I agree in principle . . . when you are ready and if letting others know will complete your own acceptance then telling whoever is a good thing. I for one have told lots of people (family, friends, work colleagues) about Isha with mixed but for the most part good reviews. Indeed many (including my male friends) have met Isha and socialize with her and with boy me. However, that is me and I felt a desire to do so. Not everyone has that desire or acceptance to do so. It really comes down to personal choice and how private a person you are IMHO.

However, glad to hear you are happy and in the end that is all that really counts. :)

Hugs

Isha

kimdl93
08-15-2014, 07:50 AM
Glad you're finding that coming out is working well for you! And dreadfully envious that you're getting this out of the way while you're still in your twenties!

CynthiaD
08-15-2014, 08:02 AM
I agree. The "deep dark secret" thing never did work for me. All it did is drive me crazy. Much better just to be yourself.

mariehart
08-15-2014, 08:09 AM
I think you're lucky to be in your twenties in a world that is more accepting than it was when I was in my twenties. That's what kept a lot of us in the closet so long.

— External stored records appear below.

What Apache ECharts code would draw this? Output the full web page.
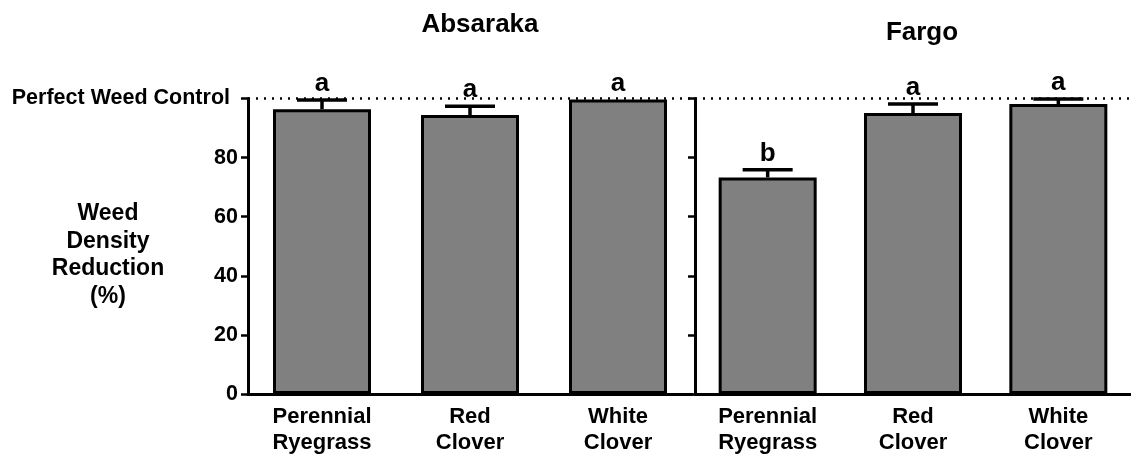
<!DOCTYPE html>
<html>
<head>
<meta charset="utf-8">
<script src="https://cdn.jsdelivr.net/npm/echarts@6/dist/echarts.min.js"></script>
<style>
  html, body { margin: 0; padding: 0; background: #fff; }
  #chart { width: 1131px; height: 457px; }
</style>
</head>
<body>
<div id="chart"></div>
<script>
const categories = ['Perennial\nRyegrass', 'Red\nClover', 'White\nClover']
const perfectLevel = 100

const absarakaMean = [96.4, 94.4, 99.7]
const absarakaErr = [3.1, 3.0, 0]
const absarakaLetters = ['a', 'a', 'a']

const fargoMean = [73.3, 95.1, 98.1]
const fargoErr = [2.6, 3.0, 1.7]
const fargoLetters = ['b', 'a', 'a']

const FONT = "'Liberation Sans', Arial, sans-serif"

const chart = echarts.init(document.getElementById('chart'))

const errorSeries = (idx, mean, err, letters) => ({
  type: 'custom',
  xAxisIndex: idx,
  yAxisIndex: idx,
  z: 5,
  data: mean.map((m, i) => [i, m, err[i]]),
  renderItem: (params, api) => {
    const x = api.value(0)
    const m = api.value(1)
    const e = api.value(2)
    const base = api.coord([x, m])
    const top = api.coord([x, m + e])
    const children = []
    if (e > 0) {
      children.push({
        type: 'line',
        shape: { x1: base[0], y1: base[1], x2: top[0], y2: top[1] },
        style: { stroke: '#000', lineWidth: 3.5 }
      })
      children.push({
        type: 'line',
        shape: { x1: top[0] - 25, y1: top[1], x2: top[0] + 25, y2: top[1] },
        style: { stroke: '#000', lineWidth: 3.5 }
      })
    }
    children.push({
      type: 'text',
      style: {
        text: letters[params.dataIndex],
        x: top[0],
        y: top[1] - 3,
        textAlign: 'center',
        textVerticalAlign: 'bottom',
        font: 'bold 26px ' + FONT,
        fill: '#000'
      }
    })
    return { type: 'group', children }
  }
})

const barSeries = (idx, mean) => ({
  type: 'bar',
  xAxisIndex: idx,
  yAxisIndex: idx,
  barWidth: 98,
  data: mean,
  itemStyle: { color: '#808080', borderColor: '#000', borderWidth: 3 },
  markLine: {
    silent: true,
    symbol: 'none',
    label: { show: false },
    lineStyle: { color: '#000', type: [2, 6], width: 2.5 },
    data: [{ yAxis: perfectLevel }]
  }
})

const xAxis = idx => ({
  type: 'category',
  gridIndex: idx,
  data: categories,
  axisLine: { lineStyle: { color: '#000', width: 3 } },
  axisTick: { alignWithLabel: true, length: 7, lineStyle: { color: '#000', width: 2.5 } },
  axisLabel: { color: '#000', fontWeight: 'bold', fontSize: 22, fontFamily: FONT, lineHeight: 26, margin: 10 }
})

const yAxis = (idx, showLabels) => ({
  type: 'value',
  gridIndex: idx,
  min: 0,
  max: 100,
  interval: 20,
  splitLine: { show: false },
  axisLine: { show: true, lineStyle: { color: '#000', width: 3 } },
  axisTick: { show: true, length: 7, lineStyle: { color: '#000', width: 2.5 } },
  axisLabel: {
    show: showLabels,
    color: '#000',
    fontWeight: 'bold',
    fontSize: 21.5,
    fontFamily: FONT,
    margin: 10,
    formatter: v => (v === perfectLevel ? '{p|Perfect Weed Control}' : String(v)),
    rich: {
      p: { fontWeight: 'bold', fontSize: 21.5, fontFamily: FONT, color: '#000', padding: [0, 8, 0, 0] }
    }
  }
})

const option = {
  animation: false,
  backgroundColor: '#fff',
  title: [
    { text: 'Absaraka', left: 475, top: 7, textAlign: 'center',
      textStyle: { fontSize: 26, fontWeight: 'bold', fontFamily: FONT, color: '#000' } },
    { text: 'Fargo', left: 917, top: 15, textAlign: 'center',
      textStyle: { fontSize: 26, fontWeight: 'bold', fontFamily: FONT, color: '#000' } }
  ],
  grid: [
    { left: 248, top: 98.5, width: 444, height: 295.5 },
    { left: 695, top: 98.5, width: 444, height: 295.5 }
  ],
  xAxis: [xAxis(0), xAxis(1)],
  yAxis: [yAxis(0, true), yAxis(1, false)],
  graphic: [{
    type: 'text',
    x: 108,
    y: 200,
    style: {
      text: 'Weed\nDensity\nReduction\n(%)',
      align: 'center',
      verticalAlign: 'top',
      font: 'bold 23px ' + FONT,
      lineHeight: 27.5,
      fill: '#000'
    }
  }],
  series: [
    barSeries(0, absarakaMean),
    errorSeries(0, absarakaMean, absarakaErr, absarakaLetters),
    barSeries(1, fargoMean),
    errorSeries(1, fargoMean, fargoErr, fargoLetters)
  ]
}

chart.setOption(option)
</script>
</body>
</html>
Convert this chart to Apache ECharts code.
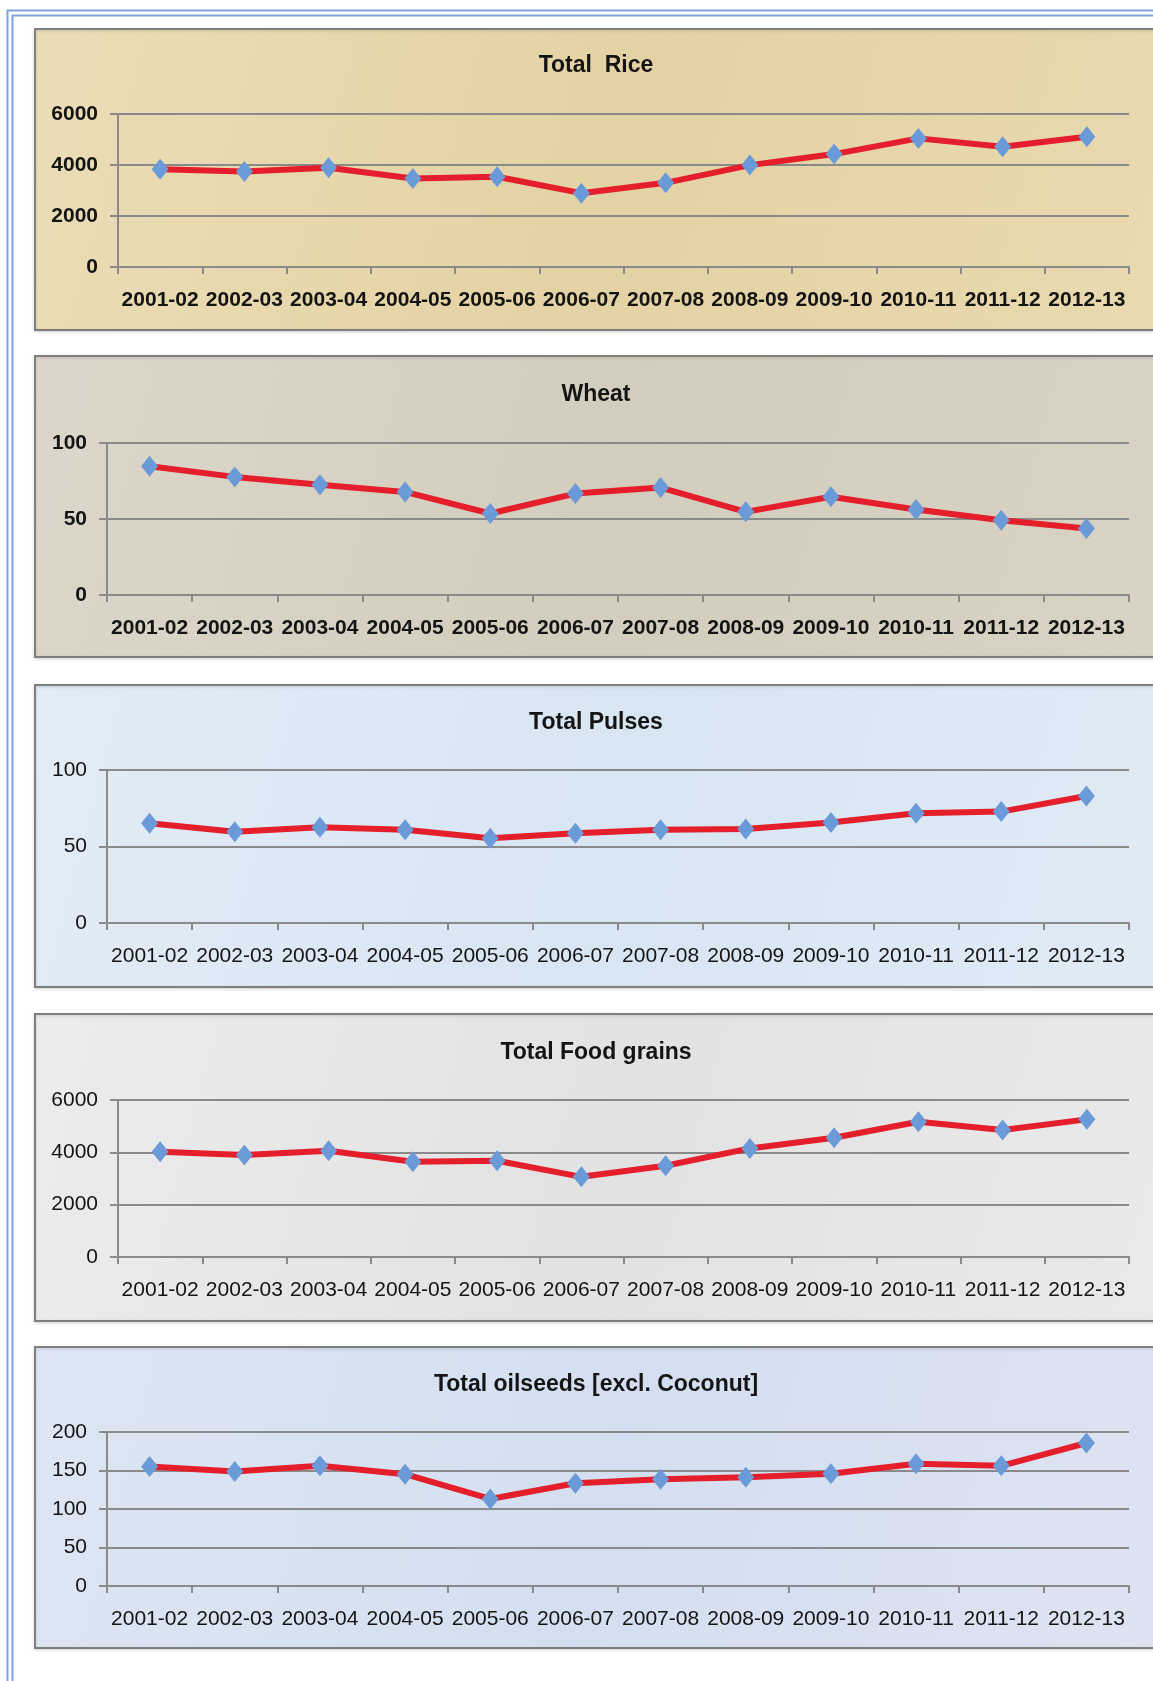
<!DOCTYPE html>
<html><head><meta charset="utf-8">
<script src="https://cdn.jsdelivr.net/npm/echarts@6/dist/echarts.min.js"></script>
<style>html,body{margin:0;padding:0;background:#fff}#c{width:1153px;height:1681px}</style>
</head><body><div id="c"></div>
<script>
// ---- data ----
const categories = ['2001-02','2002-03','2003-04','2004-05','2005-06','2006-07','2007-08','2008-09','2009-10','2010-11','2011-12','2012-13'];
const riceValues = [3838,3747,3891,3472,3537,2895,3301,3996,4428,5044,4716,5109];
const wheatValues = [84.7,77.7,72.6,67.8,53.6,66.7,70.7,54.7,64.6,56.2,49.2,43.8];
const pulsesValues = [65.2,59.6,62.6,60.9,55.4,58.7,60.9,61.5,65.7,71.7,72.8,83.0];
const foodgrainValues = [4021,3894,4060,3638,3677,3064,3485,4149,4557,5170,4851,5260];
const oilseedValues = [155.2,148.7,156.1,145.2,113.0,133.5,138.7,141.3,145.7,158.7,156.1,185.7];
const chartTitles = ['Total  Rice','Wheat','Total Pulses','Total Food grains','Total oilseeds [excl. Coconut]'];
const yMax = [6000,100,100,6000,200];
const yInterval = [2000,50,50,2000,50];

// ---- layout ----
const FONT = "'Liberation Sans', Arial, sans-serif";
const seriesData = [riceValues, wheatValues, pulsesValues, foodgrainValues, oilseedValues];
const panels = [
  {top:29,  bottom:330,  gTop:114,  gBottom:267,  gLeft:118, titleY:66,   bold:true,  fill:['#ebddb6','#e3d2a3','#e9dab0']},
  {top:356, bottom:657,  gTop:443,  gBottom:595,  gLeft:107, titleY:395,  bold:true,  fill:['#dcd7ca','#d3cdbd','#d9d3c5']},
  {top:685, bottom:987,  gTop:770,  gBottom:923,  gLeft:107, titleY:723,  bold:false, fill:['#e2ecf6','#d8e5f2','#e0ebf5']},
  {top:1014,bottom:1321, gTop:1100, gBottom:1257, gLeft:118, titleY:1053, bold:false, fill:['#ececec','#e2e2e2','#eaeaea']},
  {top:1347,bottom:1648, gTop:1432, gBottom:1586, gLeft:107, titleY:1385, bold:false, fill:['#dde6f2','#d3dff0','#dfe3f1']}
];
const W = 1153, H = 1681;
const axisColor = '#8a8a8a';
const textColor = '#141414';

const graphic = [];
// outer double blue frame
const frameColor = '#7ea3dc';
graphic.push({type:'rect', z:-20, shape:{x:7.5, y:10.5, width:W, height:H}, style:{fill:'none', stroke:frameColor, lineWidth:2}});
graphic.push({type:'rect', z:-20, shape:{x:12.5, y:15.5, width:W, height:H}, style:{fill:'none', stroke:frameColor, lineWidth:2}});

const grid = [], xAxis = [], yAxis = [], series = [];
panels.forEach((p, i) => {
  graphic.push({
    type:'rect', z:-10,
    shape:{x:35, y:p.top, width:W, height:p.bottom - p.top},
    style:{
      fill:{type:'linear', x:0, y:0, x2:1, y2:1, colorStops:[
        {offset:0, color:p.fill[0]}, {offset:0.5, color:p.fill[1]}, {offset:1, color:p.fill[2]}]},
      stroke:'#7f7f7f', lineWidth:2,
      shadowColor:'rgba(0,0,0,0.15)', shadowBlur:3, shadowOffsetY:1
    }
  });
  graphic.push({
    type:'text', z:5,
    style:{text:chartTitles[i], x:596, y:p.titleY, textAlign:'center', textVerticalAlign:'middle',
      font:'bold 23px ' + FONT, fill:textColor}
  });
  grid.push({left:p.gLeft, right:W - 1129, top:p.gTop, height:p.gBottom - p.gTop, containLabel:false});
  const weight = p.bold ? 'bold' : 'normal';
  xAxis.push({
    type:'category', gridIndex:i, data:categories, boundaryGap:true,
    axisLine:{show:true, lineStyle:{color:axisColor, width:2}},
    axisTick:{show:true, length:7, lineStyle:{color:axisColor, width:2}},
    axisLabel:{interval:0, margin:23, fontSize:21, fontWeight:weight, color:textColor, fontFamily:FONT},
    splitLine:{show:false}
  });
  yAxis.push({
    type:'value', gridIndex:i, min:0, max:yMax[i], interval:yInterval[i],
    axisLine:{show:true, lineStyle:{color:axisColor, width:2}},
    axisTick:{show:true, length:8, lineStyle:{color:axisColor, width:2}},
    axisLabel:{margin:20, fontSize:21, fontWeight:weight, color:textColor, fontFamily:FONT,
      formatter: v => String(v)},
    splitLine:{show:true, lineStyle:{color:axisColor, width:2}}
  });
  series.push({
    type:'line', xAxisIndex:i, yAxisIndex:i, data:seriesData[i],
    symbol:'diamond', symbolSize:[17,21], showAllSymbol:true,
    lineStyle:{color:'#e41e2b', width:6},
    itemStyle:{color:'#6b9ad8'},
    z:3
  });
});

const chart = echarts.init(document.getElementById('c'), null, {renderer:'canvas'});
chart.setOption({
  animation:false,
  backgroundColor:'#ffffff',
  graphic: graphic,
  grid: grid, xAxis: xAxis, yAxis: yAxis, series: series
});
</script>
</body></html>
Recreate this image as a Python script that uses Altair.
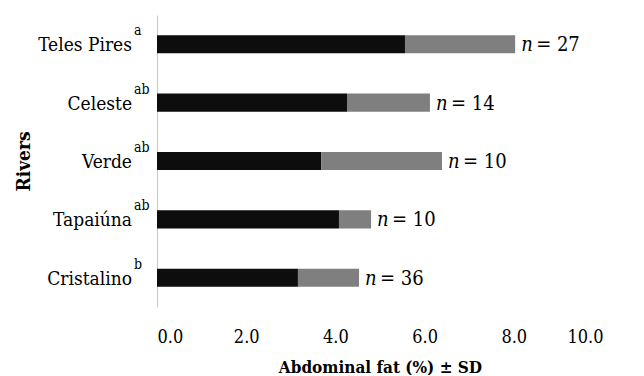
import altair as alt
import pandas as pd

rivers = ["Teles Pires", "Celeste", "Verde", "Tapaiúna", "Cristalino"]
letters = ["a", "ab", "ab", "ab", "b"]
means = [5.56, 4.26, 3.68, 4.08, 3.16]
sds = [2.47, 1.86, 2.71, 0.72, 1.37]
ns = [27, 14, 10, 10, 36]

df = pd.DataFrame({
    "river": rivers,
    "letter": letters,
    "mean": means,
    "sd": sds,
    "n": ns,
})
df["total"] = df["mean"] + df["sd"]
df["nlabel"] = ["= " + str(v) for v in ns]

FONT = "'DejaVu Serif Condensed', 'DejaVu Serif'"

y_enc = alt.Y(
    "river:N",
    sort=rivers,
    scale=alt.Scale(paddingInner=0.69, paddingOuter=0.345),
    axis=alt.Axis(
        labels=False, ticks=False, tickSize=0, title="Rivers",
        titleFont=FONT, titleFontSize=19, titleFontWeight="bold",
        titleColor="#000", titlePadding=124,
        domainColor="#c8c8c8", domainWidth=1,
    ),
)

x_enc = alt.X(
    "mean:Q",
    scale=alt.Scale(domain=[0, 10], nice=False),
    axis=alt.Axis(
        values=[0, 2, 4, 6, 8, 10], format=".1f", grid=False, domain=False,
        ticks=False, tickSize=0, labelFont=FONT, labelFontSize=18,
        labelColor="#000", labelPadding=21,
        title="Abdominal  fat (%) ± SD", titleFont=FONT, titleFontSize=17,
        titleFontWeight="bold", titleColor="#000", titlePadding=13,
    ),
)

base = alt.Chart(df)

mean_bar = base.mark_bar(color="#0d0d0d").encode(x=x_enc, y=y_enc)

sd_bar = base.mark_bar(color="#7f7f7f").encode(
    x=alt.X("mean:Q"), x2="total:Q", y=alt.Y("river:N", sort=rivers)
)

n_italic = base.mark_text(
    align="left", baseline="middle", dx=6, dy=1, font=FONT, fontSize=20,
    fontStyle="italic", color="#000"
).encode(x="total:Q", y=alt.Y("river:N", sort=rivers), text=alt.value("n"))

n_value = base.mark_text(
    align="left", baseline="middle", dx=21, dy=1, font=FONT, fontSize=20,
    color="#000"
).encode(x="total:Q", y=alt.Y("river:N", sort=rivers), text="nlabel:N")

river_text = base.mark_text(
    align="right", baseline="middle", dy=1, font=FONT, fontSize=19, color="#000"
).encode(x=alt.value(-25), y=alt.Y("river:N", sort=rivers), text="river:N")

letter_text = base.mark_text(
    align="left", baseline="alphabetic", dy=-9, font=FONT, fontSize=14, color="#000"
).encode(x=alt.value(-23), y=alt.Y("river:N", sort=rivers), text="letter:N")

chart = alt.layer(mean_bar, sd_bar, n_italic, n_value, river_text, letter_text).properties(
    width=446,
    height=292,
    autosize=alt.AutoSizeParams(type="none"),
    padding={"left": 149, "top": 7, "right": 30, "bottom": 68},
    background="#ffffff",
).configure_view(stroke=None)

chart.save("out.html", embed_options={"renderer": "svg", "actions": False})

But I do agree people are often more accepting of it than we give them credit for. I found that out when I finally came out to some friends.

But it's all about context. There are other people to consider in my life and what effect it might have on them.

So I have to be careful.

Suzanne F
08-15-2014, 11:32 AM
I am out to almost everyone but work. I agree with Isha that it varies with each person. Also, in my case I am going to be living as a woman at least part of the time and there would be no keeping it secret. I applaud your courage. I hope that I am carving out some space for all of us to be free. The more we can educate others that we are actually good people,just a bit more colorful, the better.
Suzanne

StaceyJane
08-15-2014, 02:28 PM
I am out to my family. I can't say it was easy at first but now I have acceptance and freedom and that's great.

Kimkandy
08-15-2014, 04:14 PM
Wish I was still 30... I think it will vary telling family and friends. My family is two brothers who kind of know but we choose not to talk about it. None of my friends know, even friends who I know cross-dress. I think telling everyone will work for some people while telling no one works for others.

Charlotte Williams
08-15-2014, 07:53 PM
I have one who knows, and I'm hiding in the closet to everyone else. Some days I'd like to tell everyone, but I always reflect on why. If it won't benefit more than hinder a relationship and the other person doesn't need to know, then I figure I don't need to tell them. If I was asked if I cross dress, I wouldn't lie, but I don't think I'm going to take out a billboard add anytime soon.

Roxie
08-15-2014, 08:49 PM
couldn't agree with you more , I've had good results telling people

Cara Lacey
08-16-2014, 12:55 AM
I guess it depends on who you are coming out to. Most of the people that I knew in my past did not understand and no longer speak to me. This includes all of my brothers.

Nadya
08-16-2014, 11:03 AM
Glad you had such a positive experience. I feel my hurdles to overcome to coming out is due to my own fear more than I think I'd get a negative response. My own values and social structure leaves me with a lot of shame. I know in my mind that several of my friends wouldn't care (at least that's what I think) but my own shame keeps me from telling them.